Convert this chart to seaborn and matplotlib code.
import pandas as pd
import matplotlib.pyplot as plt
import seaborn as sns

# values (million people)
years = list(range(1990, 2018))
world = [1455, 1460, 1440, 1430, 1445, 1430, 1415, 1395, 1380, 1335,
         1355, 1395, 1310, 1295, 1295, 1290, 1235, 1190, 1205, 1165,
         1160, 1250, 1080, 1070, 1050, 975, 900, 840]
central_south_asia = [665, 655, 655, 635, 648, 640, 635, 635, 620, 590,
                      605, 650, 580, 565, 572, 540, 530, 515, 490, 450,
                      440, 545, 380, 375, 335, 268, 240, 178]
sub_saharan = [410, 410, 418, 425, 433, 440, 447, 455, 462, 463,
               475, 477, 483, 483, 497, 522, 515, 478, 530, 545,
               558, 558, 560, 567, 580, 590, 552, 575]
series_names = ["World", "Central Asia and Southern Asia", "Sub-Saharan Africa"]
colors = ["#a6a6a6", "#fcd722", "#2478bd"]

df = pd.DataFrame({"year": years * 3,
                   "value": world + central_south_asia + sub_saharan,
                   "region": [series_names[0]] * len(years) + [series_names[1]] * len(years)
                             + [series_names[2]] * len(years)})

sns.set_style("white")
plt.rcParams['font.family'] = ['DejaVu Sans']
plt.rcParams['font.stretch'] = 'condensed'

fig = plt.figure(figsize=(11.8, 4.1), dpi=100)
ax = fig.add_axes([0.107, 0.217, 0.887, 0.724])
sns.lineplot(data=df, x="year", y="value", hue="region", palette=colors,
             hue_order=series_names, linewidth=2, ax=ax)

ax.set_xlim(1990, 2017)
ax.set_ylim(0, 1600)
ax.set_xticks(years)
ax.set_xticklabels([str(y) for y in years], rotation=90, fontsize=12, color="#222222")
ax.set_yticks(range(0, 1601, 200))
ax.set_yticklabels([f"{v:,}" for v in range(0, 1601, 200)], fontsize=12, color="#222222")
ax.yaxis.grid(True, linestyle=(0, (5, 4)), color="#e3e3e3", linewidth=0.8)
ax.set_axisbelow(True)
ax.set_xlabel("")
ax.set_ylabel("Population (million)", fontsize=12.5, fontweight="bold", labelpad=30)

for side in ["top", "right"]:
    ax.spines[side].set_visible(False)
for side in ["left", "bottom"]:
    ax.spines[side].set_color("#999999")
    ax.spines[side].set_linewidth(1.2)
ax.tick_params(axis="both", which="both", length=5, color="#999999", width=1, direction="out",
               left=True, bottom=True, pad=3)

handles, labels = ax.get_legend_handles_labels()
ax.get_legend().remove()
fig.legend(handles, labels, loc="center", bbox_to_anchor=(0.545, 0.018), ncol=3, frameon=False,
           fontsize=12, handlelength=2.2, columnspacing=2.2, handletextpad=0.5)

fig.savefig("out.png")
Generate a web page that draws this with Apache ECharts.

*What you are asked to do*
Reproduce the full listing word for word.

*Solved exercise*
Convert this chart to seaborn and matplotlib code.
import pandas as pd
import matplotlib.pyplot as plt
import seaborn as sns

# values (million people)
years = list(range(1990, 2018))
world = [1455, 1460, 1440, 1430, 1445, 1430, 1415, 1395, 1380, 1335,
         1355, 1395, 1310, 1295, 1295, 1290, 1235, 1190, 1205, 1165,
         1160, 1250, 1080, 1070, 1050, 975, 900, 840]
central_south_asia = [665, 655, 655, 635, 648, 640, 635, 635, 620, 590,
                      605, 650, 580, 565, 572, 540, 530, 515, 490, 450,
                      440, 545, 380, 375, 335, 268, 240, 178]
sub_saharan = [410, 410, 418, 425, 433, 440, 447, 455, 462, 463,
               475, 477, 483, 483, 497, 522, 515, 478, 530, 545,
               558, 558, 560, 567, 580, 590, 552, 575]
series_names = ["World", "Central Asia and Southern Asia", "Sub-Saharan Africa"]
colors = ["#a6a6a6", "#fcd722", "#2478bd"]

df = pd.DataFrame({"year": years * 3,
                   "value": world + central_south_asia + sub_saharan,
                   "region": [series_names[0]] * len(years) + [series_names[1]] * len(years)
                             + [series_names[2]] * len(years)})

sns.set_style("white")
plt.rcParams['font.family'] = ['DejaVu Sans']
plt.rcParams['font.stretch'] = 'condensed'

fig = plt.figure(figsize=(11.8, 4.1), dpi=100)
ax = fig.add_axes([0.107, 0.217, 0.887, 0.724])
sns.lineplot(data=df, x="year", y="value", hue="region", palette=colors,
             hue_order=series_names, linewidth=2, ax=ax)

ax.set_xlim(1990, 2017)
ax.set_ylim(0, 1600)
ax.set_xticks(years)
ax.set_xticklabels([str(y) for y in years], rotation=90, fontsize=12, color="#222222")
ax.set_yticks(range(0, 1601, 200))
ax.set_yticklabels([f"{v:,}" for v in range(0, 1601, 200)], fontsize=12, color="#222222")
ax.yaxis.grid(True, linestyle=(0, (5, 4)), color="#e3e3e3", linewidth=0.8)
ax.set_axisbelow(True)
ax.set_xlabel("")
ax.set_ylabel("Population (million)", fontsize=12.5, fontweight="bold", labelpad=30)

for side in ["top", "right"]:
    ax.spines[side].set_visible(False)
for side in ["left", "bottom"]:
    ax.spines[side].set_color("#999999")
    ax.spines[side].set_linewidth(1.2)
ax.tick_params(axis="both", which="both", length=5, color="#999999", width=1, direction="out",
               left=True, bottom=True, pad=3)

handles, labels = ax.get_legend_handles_labels()
ax.get_legend().remove()
fig.legend(handles, labels, loc="center", bbox_to_anchor=(0.545, 0.018), ncol=3, frameon=False,
           fontsize=12, handlelength=2.2, columnspacing=2.2, handletextpad=0.5)

fig.savefig("out.png")
Generate a web page that draws this with Apache ECharts.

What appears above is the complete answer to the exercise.